Data packet

What is a data packet?

A data packet is a small unit of data formatted for transmission across a network. Instead of sending large amounts of information as a single continuous block, packet-switched networks break data into packets so devices can transmit and route them efficiently.

Each packet contains two main parts: a header and a payload. The header carries control information such as source and destination IP addresses in an IP packet, while the payload contains the actual data.

How does a data packet work?

When a device sends data over a network, the data is divided into smaller packets or segments. Packet headers include addressing information, such as IP addresses, which routers check against their routing tables to determine where to forward the packet next. This continues from one router to the next until the packet reaches its destination.

Packets from the same transmission may travel along different paths. For example, a router might forward packets over a less congested link, or network administrators might configure rules that route certain traffic types through specific paths for security or performance reasons.

At the destination, the receiving system processes the packets and passes the data to the appropriate protocol or application. For reliable protocols such as Transmission Control Protocol (TCP), sequencing information helps reorder data, and missing or corrupted data can be retransmitted. Other protocols, such as User Datagram Protocol (UDP), don't guarantee delivery or ordering, so retransmission must be handled by the application if needed. Data packet diagram showing header with routing information and payload with transmitted data

Why do data packets matter?

Data packets make modern networks efficient, scalable, and reliable. By dividing information into smaller units, packet-switched networks can share bandwidth across multiple transmissions and reduce bottlenecks. Packets can also take different routes across a network, helping traffic continue moving when paths change or become unavailable.

Packet-based communication supports routing and switching decisions at different stages, so data can be forwarded according to network conditions, routing tables, and configured policies. It can also improve reliability. For reliable transport protocols such as TCP, lost or corrupted data can be detected and retransmitted without restarting the entire transmission.

Where are data packets used?

Nearly every modern networked service relies on data packets, including:

Websites, apps, and streaming services.
Email, messaging platforms, and Voice over Internet Protocol (VoIP) calls.
Local and enterprise networks.
Cloud platforms and data centers.
Virtual private network (VPN) tunnels encapsulate and encrypt data packets between secure endpoints.

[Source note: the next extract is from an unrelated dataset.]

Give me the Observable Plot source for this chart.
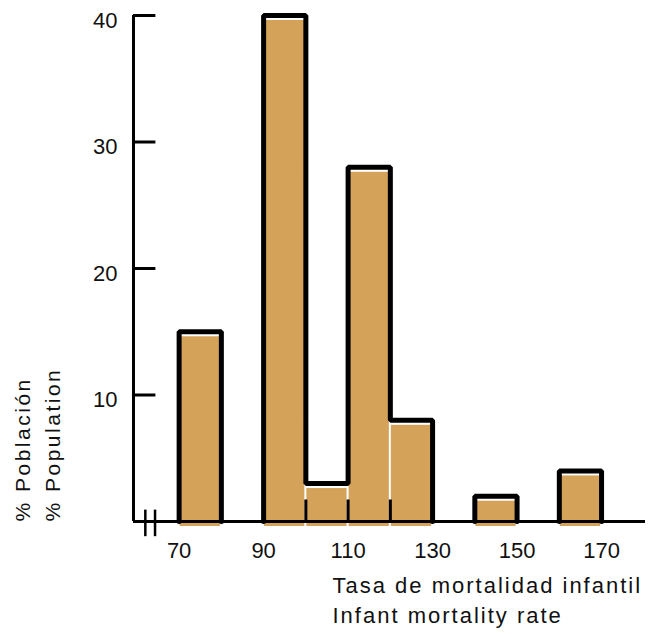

Risks and privacy concerns

Data packets that aren’t properly secured introduce several security risks, such as:

Traffic interception: Unencrypted packets may reveal their contents in transit, making sensitive data visible to someone monitoring the network.
Metadata exposure: Packet headers may reveal source and destination addresses, revealing communication patterns even when the payload is encrypted.
Packet sniffing: Attackers can capture and analyze network traffic using sniffing tools. If the traffic is unencrypted or poorly protected, they may be able to extract credentials, session tokens, or other sensitive information.
Packet spoofing: Attackers can forge packet headers to disguise the origin of traffic, enabling attacks such as IP spoofing and supporting broader attacks against a connection or session.

FAQ

What is inside a data packet?

A data packet consists of two main parts: a header and a payload. The header includes control information such as source and destination IP addresses and protocol details, while the payload carries the actual content. Depending on the protocol, packets or related transport data may also include sequencing or error-checking information.

How is a data packet different from a frame?

A data packet operates at the network layer (Layer 3) and carries data across networks using IP addresses. A frame operates at the data link layer (Layer 2) and is used to transmit packets within a local network using hardware addresses like Media Access Control (MAC) addresses.

Can data packets be intercepted?

Yes. Attackers may use tools like packet sniffers to capture data in transit, especially if it isn’t encrypted.

Why do packets arrive out of order?

Packets can take different routes across a network, depending on traffic conditions and routing policies. Because each packet travels independently, they can arrive out of sequence. For reliable protocols such as Transmission Control Protocol (TCP), sequencing information helps the receiving system put the data back in the correct order.

How does encryption protect data packets?

Encryption converts packet contents into unreadable ciphertext during transmission. Even if an attacker intercepts the packets, they can’t access the data without the correct decryption key. Some metadata, such as routing information, may still remain visible. For example, VPNs encrypt traffic between a device and the VPN server to help protect data in transit.